Pada waktu itu yang berlaku ialah churup Jamngiah. Pada tanggal 11 Desember 1749 churup itu dijadikan churup Kamsiah dan pada tanggal 28 September 1821 disesuaikan lagi jadi churup Arbangiah.
Walaupun tahun Jawa telah disesuaikan dengan tahun Arab tiap-tiap 120 tahun sekali, akan tetapi tanggalnya tidak tentu berbarengan. Karena, kecuali beda kelompoknya, tahun Kabisat Jawa itu jalannya tidak berbarengan dengan tahun Kabisat Arab.
Lain dari pada itu ada pula yang harus kita ingatkan, ialah umur bulan dalam tahun Je dan Dal. Mulai tahun 1547 (churup Jamngiah) hingga tahun 1674 (akan ganti churup Kamsiah), tahun Je belim dijadikan tahun Kabisat, masih jadi tahun wastu. Umurnya bulan tidak berganti-ganti 30 dengan 29 hari, akan tetapi : 30, 30, 29, 29, 29, 29, 30, 29, 30, 29, 30, 30 hari.
Sejak churup Kamsiah, tahun Je baru dijadikan tahun Kabisat. Sebab demikian, agar tanggal 12 Mulud dalam tahun Dal (grebeg Mulud) jatuh pada hari Senin Pon.
Adapun tahun Dal dalam churup Jamngiah (1547-1674) dijadikan tahun Kabisat. Akan tetapi mulai churup Kamsiah (1677-1748) tahun Dal lalu dijadikan tahun Wastu. Mulai churup Arbangiah (1749) umur bulan dalam tahun itu dirobah lagi, tidak berganti-ganti 30 dengan 29 hari, akan tetapi : 30, 30, 29, 29, 29, 29, 30, 29, 30, 29, 30, 30 hari
Mulai churup Salasiah (1867), menurut perhitungan, tanggal 12 Mulud dalam tahun Dal sudah tidak jatuh pada hari Senin Pon.
Nama tahun Jawa itu kecuali seperti yang tersebut di atas, masih ada namanya lain. Nama tahun seperti yang tersebut dibawah ini adalah untuk mengetahui banyak sedikitnya hujan dalam tahun itu.  
Untuk mengetahui nama tahun itu, ialah : jika tanggal 1 Sura jatuh pada hari:
Jumat, dinamakan tahun  : Sukraminangkara (tahun udang). Wataknya : sedikit hujan.
Sabtu, dinamakan tahun   : Tumpak-maenda (tahun kambing). Wataknya : sedikit hujan.
Ahad, dinamakan tahun : Ditekalaba (tahun kalabang). Wataknya : sedikit hujan.

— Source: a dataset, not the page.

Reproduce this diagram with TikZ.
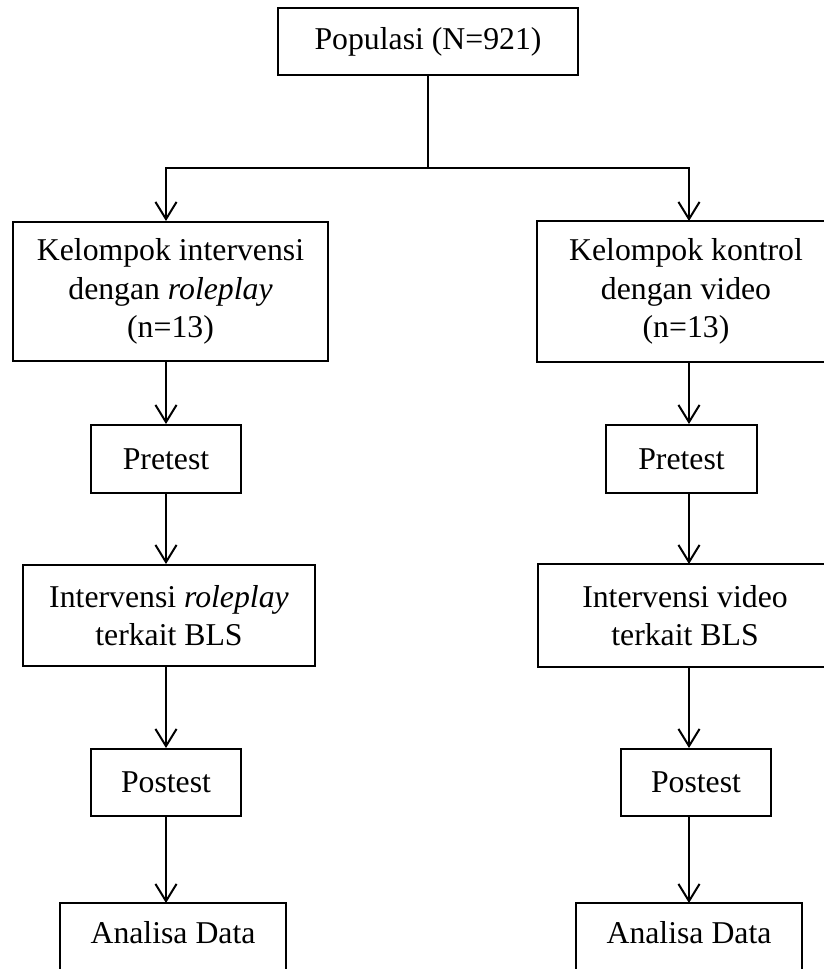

Senin, dinamakan tahun : Somawertija (tahun cacing). Wataknya : sedikit hujan.
Selasa, dinamakan  : Anggarawrestija (tahun kodok). Wataknya : banyak hujan.
Rabu, dinamakan   : Buda-wiseba (tahun kerbau). Wataknya : banyak hujan.
Kamis, dinamakan    : Respati-mituna (tahun mimi). Wataknya : banyak hujan.

2. TAHUN MASEHI
Tahun Masehi dimulai dari lahirnya nabi Yesus Kristus. Perhitungan tahun ini menurut jalannya matahari. Umurnya 365 atau 366 hati. Tahun yang berumur 365 hari dinamakan tahun : Wastu (tahun pendek). Bulan Februari umurnya hanya 28 hari. Tahun yang berumur 366 hari dinamakan tahun : Wuntu (tahun kabisat). Bulan Februari umurnya 29 hari.
Tahun Masehi itu tiap-tiap 4 tahun ada tahunnya kabisat satu. Untuk mengetahui hal ini : jika angka tahun ini ceples dibagi empat, umpamanya : tahun 1904, 1908, 1912, dsb.
Akan tetapi jika angka satuan dan puluhan berwujud 0, umpamanya : tahun 1700, 1800, 1900, dsb., walaupun angka tahun itu ceples dibagi empat, bukan tahun kabisat, akan tetapi tahun Wastu. 

3. TAHUN ARAB
Tahun Arab (Hidjrah) dimulai dari tahun Masehi 622 ialah hidjrahnya K.N. Muhammad s.a.w. dari Mekah ke Madinah.
Perhitungan tahun Arab itu menurut jalannya bulan. Tahun Wastu umurnya 354 hati. Tahun Kabisat umurnya 355 hari.
Tahun Arab itu berkelompok 30 tahun. Tiap-tiap 30 tahun ada tahunnya Kabisat 11, ialah tahun ke 2, 5, 7, 10, 13, 16, 18, 21, 24, 26, dan 29.
Bagi hari yang perlu dirayakan, umpamanya : hari mulai bulan puasa dan hari Idul Fitri, sering tidak cocok dengan penanggalan, hal ini sering terjadi perbedaan rukjat.